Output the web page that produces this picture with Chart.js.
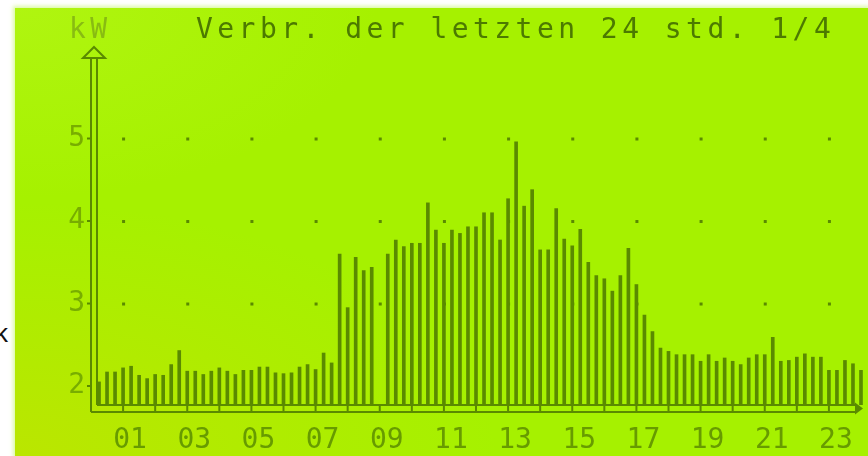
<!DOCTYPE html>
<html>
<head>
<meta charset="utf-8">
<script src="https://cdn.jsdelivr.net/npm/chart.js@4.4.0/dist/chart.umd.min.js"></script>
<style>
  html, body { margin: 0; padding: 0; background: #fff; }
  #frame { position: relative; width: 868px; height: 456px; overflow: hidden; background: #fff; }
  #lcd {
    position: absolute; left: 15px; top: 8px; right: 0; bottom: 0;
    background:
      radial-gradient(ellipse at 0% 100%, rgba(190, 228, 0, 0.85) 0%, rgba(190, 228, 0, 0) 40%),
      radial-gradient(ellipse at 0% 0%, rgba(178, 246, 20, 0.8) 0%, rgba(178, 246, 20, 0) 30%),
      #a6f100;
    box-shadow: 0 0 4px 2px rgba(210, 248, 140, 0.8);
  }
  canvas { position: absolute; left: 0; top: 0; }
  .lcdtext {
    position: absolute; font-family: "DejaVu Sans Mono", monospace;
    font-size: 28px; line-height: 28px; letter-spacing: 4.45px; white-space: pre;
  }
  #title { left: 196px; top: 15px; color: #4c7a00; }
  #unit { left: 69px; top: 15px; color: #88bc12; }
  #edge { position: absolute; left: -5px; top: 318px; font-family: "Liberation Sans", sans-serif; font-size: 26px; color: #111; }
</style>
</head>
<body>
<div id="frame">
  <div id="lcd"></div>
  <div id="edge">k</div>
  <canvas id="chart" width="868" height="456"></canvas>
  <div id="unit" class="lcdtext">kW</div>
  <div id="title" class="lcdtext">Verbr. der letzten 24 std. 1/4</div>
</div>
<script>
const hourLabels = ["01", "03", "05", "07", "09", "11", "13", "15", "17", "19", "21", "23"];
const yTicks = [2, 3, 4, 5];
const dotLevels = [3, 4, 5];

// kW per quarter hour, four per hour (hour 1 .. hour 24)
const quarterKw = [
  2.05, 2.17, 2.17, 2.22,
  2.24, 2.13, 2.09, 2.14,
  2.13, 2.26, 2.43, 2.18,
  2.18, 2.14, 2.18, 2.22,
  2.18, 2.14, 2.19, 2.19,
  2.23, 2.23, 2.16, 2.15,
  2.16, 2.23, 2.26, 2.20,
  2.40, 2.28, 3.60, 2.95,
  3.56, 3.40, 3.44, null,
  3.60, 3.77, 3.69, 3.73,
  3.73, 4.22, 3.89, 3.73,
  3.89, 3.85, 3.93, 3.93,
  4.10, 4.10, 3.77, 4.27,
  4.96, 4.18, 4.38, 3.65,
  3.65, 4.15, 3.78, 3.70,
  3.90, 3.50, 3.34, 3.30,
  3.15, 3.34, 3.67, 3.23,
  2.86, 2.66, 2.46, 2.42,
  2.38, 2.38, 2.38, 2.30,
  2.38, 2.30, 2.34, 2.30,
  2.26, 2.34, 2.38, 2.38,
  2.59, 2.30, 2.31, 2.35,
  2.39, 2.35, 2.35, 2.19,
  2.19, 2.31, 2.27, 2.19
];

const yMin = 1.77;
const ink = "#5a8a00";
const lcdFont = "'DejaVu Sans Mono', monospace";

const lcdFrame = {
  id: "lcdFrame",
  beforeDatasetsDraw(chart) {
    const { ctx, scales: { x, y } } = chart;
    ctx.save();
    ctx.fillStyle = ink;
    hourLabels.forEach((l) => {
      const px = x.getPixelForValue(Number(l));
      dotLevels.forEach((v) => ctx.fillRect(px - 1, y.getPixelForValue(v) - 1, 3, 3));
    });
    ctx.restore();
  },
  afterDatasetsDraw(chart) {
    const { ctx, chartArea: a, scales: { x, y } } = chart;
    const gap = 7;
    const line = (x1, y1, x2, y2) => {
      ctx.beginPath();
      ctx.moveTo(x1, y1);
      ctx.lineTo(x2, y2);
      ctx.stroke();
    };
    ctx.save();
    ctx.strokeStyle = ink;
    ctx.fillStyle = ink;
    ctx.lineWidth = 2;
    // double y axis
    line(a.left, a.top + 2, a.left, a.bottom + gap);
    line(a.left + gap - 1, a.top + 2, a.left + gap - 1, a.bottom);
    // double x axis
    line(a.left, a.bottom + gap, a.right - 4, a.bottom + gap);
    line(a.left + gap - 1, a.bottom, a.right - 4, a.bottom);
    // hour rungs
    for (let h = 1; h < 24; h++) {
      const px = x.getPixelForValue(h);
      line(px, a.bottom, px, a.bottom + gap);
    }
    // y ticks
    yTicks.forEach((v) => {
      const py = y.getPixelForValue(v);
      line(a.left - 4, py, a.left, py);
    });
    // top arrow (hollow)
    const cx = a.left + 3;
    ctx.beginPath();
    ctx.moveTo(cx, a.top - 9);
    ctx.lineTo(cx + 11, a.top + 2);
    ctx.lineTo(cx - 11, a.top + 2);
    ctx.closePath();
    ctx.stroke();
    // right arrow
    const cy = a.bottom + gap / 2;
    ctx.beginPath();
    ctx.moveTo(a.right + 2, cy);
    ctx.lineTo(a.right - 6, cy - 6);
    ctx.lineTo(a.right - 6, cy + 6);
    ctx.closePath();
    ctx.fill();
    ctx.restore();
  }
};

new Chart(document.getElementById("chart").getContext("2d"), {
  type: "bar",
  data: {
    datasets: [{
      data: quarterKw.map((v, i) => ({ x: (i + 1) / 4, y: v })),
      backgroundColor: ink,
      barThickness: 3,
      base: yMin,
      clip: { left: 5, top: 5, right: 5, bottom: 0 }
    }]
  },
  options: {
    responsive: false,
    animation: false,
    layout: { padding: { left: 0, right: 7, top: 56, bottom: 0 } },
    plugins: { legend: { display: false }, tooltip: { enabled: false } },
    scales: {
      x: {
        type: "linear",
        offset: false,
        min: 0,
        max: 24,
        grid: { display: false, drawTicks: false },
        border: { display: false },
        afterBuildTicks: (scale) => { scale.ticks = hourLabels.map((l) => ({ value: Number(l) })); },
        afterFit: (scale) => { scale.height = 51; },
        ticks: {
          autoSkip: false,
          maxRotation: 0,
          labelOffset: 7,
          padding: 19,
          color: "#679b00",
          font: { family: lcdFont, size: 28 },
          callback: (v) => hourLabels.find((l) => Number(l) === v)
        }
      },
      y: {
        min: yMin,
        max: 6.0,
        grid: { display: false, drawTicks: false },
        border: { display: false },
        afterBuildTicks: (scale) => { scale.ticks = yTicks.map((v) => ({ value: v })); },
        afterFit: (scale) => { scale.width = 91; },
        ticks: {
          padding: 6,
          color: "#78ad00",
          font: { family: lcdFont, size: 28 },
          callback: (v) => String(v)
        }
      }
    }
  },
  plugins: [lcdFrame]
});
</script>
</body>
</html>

● ● ● ●

§ Directions
Each line of the data is to be duplicated exactly; pictures stay out of the copy.

§ Solution for this task
Output the web page that produces this picture with Chart.js.
<!DOCTYPE html>
<html>
<head>
<meta charset="utf-8">
<script src="https://cdn.jsdelivr.net/npm/chart.js@4.4.0/dist/chart.umd.min.js"></script>
<style>
  html, body { margin: 0; padding: 0; background: #fff; }
  #frame { position: relative; width: 868px; height: 456px; overflow: hidden; background: #fff; }
  #lcd {
    position: absolute; left: 15px; top: 8px; right: 0; bottom: 0;
    background:
      radial-gradient(ellipse at 0% 100%, rgba(190, 228, 0, 0.85) 0%, rgba(190, 228, 0, 0) 40%),
      radial-gradient(ellipse at 0% 0%, rgba(178, 246, 20, 0.8) 0%, rgba(178, 246, 20, 0) 30%),
      #a6f100;
    box-shadow: 0 0 4px 2px rgba(210, 248, 140, 0.8);
  }
  canvas { position: absolute; left: 0; top: 0; }
  .lcdtext {
    position: absolute; font-family: "DejaVu Sans Mono", monospace;
    font-size: 28px; line-height: 28px; letter-spacing: 4.45px; white-space: pre;
  }
  #title { left: 196px; top: 15px; color: #4c7a00; }
  #unit { left: 69px; top: 15px; color: #88bc12; }
  #edge { position: absolute; left: -5px; top: 318px; font-family: "Liberation Sans", sans-serif; font-size: 26px; color: #111; }
</style>
</head>
<body>
<div id="frame">
  <div id="lcd"></div>
  <div id="edge">k</div>
  <canvas id="chart" width="868" height="456"></canvas>
  <div id="unit" class="lcdtext">kW</div>
  <div id="title" class="lcdtext">Verbr. der letzten 24 std. 1/4</div>
</div>
<script>
const hourLabels = ["01", "03", "05", "07", "09", "11", "13", "15", "17", "19", "21", "23"];
const yTicks = [2, 3, 4, 5];
const dotLevels = [3, 4, 5];

// kW per quarter hour, four per hour (hour 1 .. hour 24)
const quarterKw = [
  2.05, 2.17, 2.17, 2.22,
  2.24, 2.13, 2.09, 2.14,
  2.13, 2.26, 2.43, 2.18,
  2.18, 2.14, 2.18, 2.22,
  2.18, 2.14, 2.19, 2.19,
  2.23, 2.23, 2.16, 2.15,
  2.16, 2.23, 2.26, 2.20,
  2.40, 2.28, 3.60, 2.95,
  3.56, 3.40, 3.44, null,
  3.60, 3.77, 3.69, 3.73,
  3.73, 4.22, 3.89, 3.73,
  3.89, 3.85, 3.93, 3.93,
  4.10, 4.10, 3.77, 4.27,
  4.96, 4.18, 4.38, 3.65,
  3.65, 4.15, 3.78, 3.70,
  3.90, 3.50, 3.34, 3.30,
  3.15, 3.34, 3.67, 3.23,
  2.86, 2.66, 2.46, 2.42,
  2.38, 2.38, 2.38, 2.30,
  2.38, 2.30, 2.34, 2.30,
  2.26, 2.34, 2.38, 2.38,
  2.59, 2.30, 2.31, 2.35,
  2.39, 2.35, 2.35, 2.19,
  2.19, 2.31, 2.27, 2.19
];

const yMin = 1.77;
const ink = "#5a8a00";
const lcdFont = "'DejaVu Sans Mono', monospace";

const lcdFrame = {
  id: "lcdFrame",
  beforeDatasetsDraw(chart) {
    const { ctx, scales: { x, y } } = chart;
    ctx.save();
    ctx.fillStyle = ink;
    hourLabels.forEach((l) => {
      const px = x.getPixelForValue(Number(l));
      dotLevels.forEach((v) => ctx.fillRect(px - 1, y.getPixelForValue(v) - 1, 3, 3));
    });
    ctx.restore();
  },
  afterDatasetsDraw(chart) {
    const { ctx, chartArea: a, scales: { x, y } } = chart;
    const gap = 7;
    const line = (x1, y1, x2, y2) => {
      ctx.beginPath();
      ctx.moveTo(x1, y1);
      ctx.lineTo(x2, y2);
      ctx.stroke();
    };
    ctx.save();
    ctx.strokeStyle = ink;
    ctx.fillStyle = ink;
    ctx.lineWidth = 2;
    // double y axis
    line(a.left, a.top + 2, a.left, a.bottom + gap);
    line(a.left + gap - 1, a.top + 2, a.left + gap - 1, a.bottom);
    // double x axis
    line(a.left, a.bottom + gap, a.right - 4, a.bottom + gap);
    line(a.left + gap - 1, a.bottom, a.right - 4, a.bottom);
    // hour rungs
    for (let h = 1; h < 24; h++) {
      const px = x.getPixelForValue(h);
      line(px, a.bottom, px, a.bottom + gap);
    }
    // y ticks
    yTicks.forEach((v) => {
      const py = y.getPixelForValue(v);
      line(a.left - 4, py, a.left, py);
    });
    // top arrow (hollow)
    const cx = a.left + 3;
    ctx.beginPath();
    ctx.moveTo(cx, a.top - 9);
    ctx.lineTo(cx + 11, a.top + 2);
    ctx.lineTo(cx - 11, a.top + 2);
    ctx.closePath();
    ctx.stroke();
    // right arrow
    const cy = a.bottom + gap / 2;
    ctx.beginPath();
    ctx.moveTo(a.right + 2, cy);
    ctx.lineTo(a.right - 6, cy - 6);
    ctx.lineTo(a.right - 6, cy + 6);
    ctx.closePath();
    ctx.fill();
    ctx.restore();
  }
};

new Chart(document.getElementById("chart").getContext("2d"), {
  type: "bar",
  data: {
    datasets: [{
      data: quarterKw.map((v, i) => ({ x: (i + 1) / 4, y: v })),
      backgroundColor: ink,
      barThickness: 3,
      base: yMin,
      clip: { left: 5, top: 5, right: 5, bottom: 0 }
    }]
  },
  options: {
    responsive: false,
    animation: false,
    layout: { padding: { left: 0, right: 7, top: 56, bottom: 0 } },
    plugins: { legend: { display: false }, tooltip: { enabled: false } },
    scales: {
      x: {
        type: "linear",
        offset: false,
        min: 0,
        max: 24,
        grid: { display: false, drawTicks: false },
        border: { display: false },
        afterBuildTicks: (scale) => { scale.ticks = hourLabels.map((l) => ({ value: Number(l) })); },
        afterFit: (scale) => { scale.height = 51; },
        ticks: {
          autoSkip: false,
          maxRotation: 0,
          labelOffset: 7,
          padding: 19,
          color: "#679b00",
          font: { family: lcdFont, size: 28 },
          callback: (v) => hourLabels.find((l) => Number(l) === v)
        }
      },
      y: {
        min: yMin,
        max: 6.0,
        grid: { display: false, drawTicks: false },
        border: { display: false },
        afterBuildTicks: (scale) => { scale.ticks = yTicks.map((v) => ({ value: v })); },
        afterFit: (scale) => { scale.width = 91; },
        ticks: {
          padding: 6,
          color: "#78ad00",
          font: { family: lcdFont, size: 28 },
          callback: (v) => String(v)
        }
      }
    }
  },
  plugins: [lcdFrame]
});
</script>
</body>
</html>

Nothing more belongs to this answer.